California’s top education official dropped by three Grass Valley schools Tuesday to peruse what he described as their “model” programs.
“(Nevada County) can be proud of their schools and their hard-working students,” said state Superintendent of Public Instruction Tom Torlakson during his visit to Nevada Union High School, Ghidotti Early College High School and Lyman Gilmore School.
Ghidotti, a nontraditional high school program located on the Sierra College campus, has the state’s ninth highest Academic Performance Index rating, Torlakson said.
The Ghidotti education model offers a small supportive learning environment to students as they work to complete a high school diploma while graduating with 30-60 transferable college credits. Graduates leave prepared to enter a four-year college or attend a community college to complete transfer credits or an AA/AS degree.
“There is a lot of optimism from students, and teachers have high expectations for them,” Torlakson said during his tour of Ghidotti. “You always like to see that.”
At Ghidotti, a transgender student asked Torlakson about AB 1266, which allows transgender students to play on sports teams and use bathrooms of the gender they identify with.
Though Torlakson supported the legislation and Gov.
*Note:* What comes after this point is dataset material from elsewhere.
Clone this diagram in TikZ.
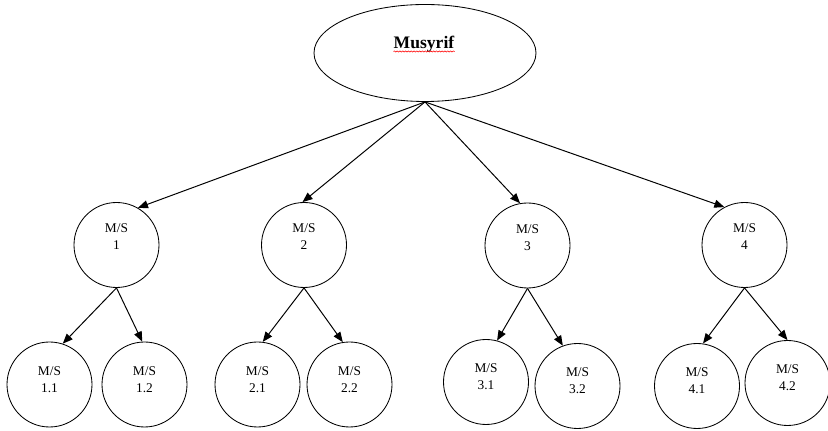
\documentclass[tikz,border=0pt]{standalone}
\usepackage{fontspec}
\setmainfont{Liberation Serif}
\usetikzlibrary{shapes.geometric,arrows.meta,decorations.pathmorphing}

\begin{document}
\begin{tikzpicture}[>={Triangle[length=0.25cm,width=0.2cm]}]
  \useasboundingbox (0,0) rectangle (20.7,10.775);

  \node[ellipse,draw,line width=0.6pt,minimum width=5.55cm,minimum height=2.425cm] (m) at (10.625,9.45) {};
  \node[inner sep=0pt,font=\fontsize{12.5}{15}\selectfont\bfseries] (mtext) at (10.6,9.675) {Musyrif};
  \draw[red,line width=0.4pt,decorate,decoration={snake,amplitude=0.4pt,segment length=2pt}]
    ([yshift=-0.08cm]mtext.base west) -- ([yshift=-0.08cm]mtext.base east);

  \begin{scope}[every node/.style={circle,draw,line width=0.6pt,minimum size=2.125cm}]
    \node (1)  at (2.9125,4.65)    {};
    \node (2)  at (7.6,4.65)       {};
    \node (3)  at (13.1875,4.6375) {};
    \node (4)  at (18.6125,4.65)   {};
    \node (11) at (1.2375,1.1625)  {};
    \node (12) at (3.6125,1.1625)  {};
    \node (21) at (6.4375,1.1625)  {};
    \node (22) at (8.7375,1.1625)  {};
    \node (31) at (12.15,1.225)    {};
    \node (32) at (14.4375,1.125)  {};
    \node (41) at (17.425,1.125)   {};
    \node (42) at (19.6875,1.2)    {};
  \end{scope}

  \begin{scope}[every node/.style={align=center,inner sep=0pt,font=\fontsize{9.5}{12}\selectfont}]
    \node (t1)  at ([yshift=0.2cm]1)   {M/S\\1};
    \node (t2)  at ([yshift=0.2cm]2)   {M/S\\2};
    \node (t3)  at ([yshift=0.2cm]3)   {M/S\\3};
    \node (t4)  at ([yshift=0.2cm]4)   {M/S\\4};
    \node (t11) at ([yshift=0.13cm]11) {M/S\\1.1};
    \node (t12) at ([yshift=0.13cm]12) {M/S\\1.2};
    \node (t21) at ([yshift=0.13cm]21) {M/S\\2.1};
    \node (t22) at ([yshift=0.13cm]22) {M/S\\2.2};
    \node (t31) at ([yshift=0.13cm]31) {M/S\\3.1};
    \node (t32) at ([yshift=0.13cm]32) {M/S\\3.2};
    \node (t41) at ([yshift=0.13cm]41) {M/S\\4.1};
    \node (t42) at ([yshift=0.13cm]42) {M/S\\4.2};
  \end{scope}

  \begin{scope}[every edge/.style={draw,->,line width=0.7pt}]
    \path (m.south) edge (1.60);
    \path (m.south) edge (2.92);
    \path (m.south) edge (3.100);
    \path (m.south) edge (4.118);
    \path (1.south) edge (11.72);
    \path (1.south) edge (12.93);
    \path (2.south) edge (21.83);
    \path (2.south) edge (22.99);
    \path (3.south) edge (31.75);
    \path (3.south) edge (32.110);
    \path (4.south) edge (41.82);
    \path (4.south) edge (42.90);
  \end{scope}

\end{tikzpicture}
\end{document}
Jerry Brown signed it into law, opponents continue to seek signatures outside Grass Valley stores and across the state to put the matter on the November 2014 ballot.
“I think it’s a big help in the right direction,” Torlakson told the student.
His assistant, Alyssa Hanou, also told the transgender student that the petition is not looking like it will garner the requisite 505,000 valid signatures to make it to the ballot.
Torlakson also visited Nevada Union High School, where he toured agricultural and industrial classes, as well as the Partnership Academy, a separate, interdisciplinary studies program at the school. Torlakson took particular interest in the school’s technology, citing his No Child Left Offline initiative.
“The goal is one-to-one computing capacity, to have a computer for every kid in every class. It is a big goal and may take us 10 years to get there, but I’m hoping we can do it in five,” Torlakson said.
“We’re seeing technology as game-changers, and the use of computers has really helped individualize instruction and letting students work and accelerate at their own pace. It enriches the whole learning environment.”
At Lyman Gilmore middle school, Torlakson was greeted with a choir and band and visited the Salmon Egg Science Center, a geography project using iPads.
He was also given a tour of the computer lab and observed a science experiment, because the superintendent was a science teacher.
Torlakson’s visit to Nevada County was spurred by an invitation from Holly Hermansen, the Nevada County Superintendent of Education, who oversees all schools in the county.
“Holly Hermansen said there were great things going on and I had to see it firsthand,” Torlakson said.
“Your superintendents have a lot to be proud of. I will remember this when I get a chance to travel to other parts of the state to make my case. I testify a lot in front of the (state) senate and assembly and talk to the governor and his team and I will tell them I saw some cool programs in Nevada County.”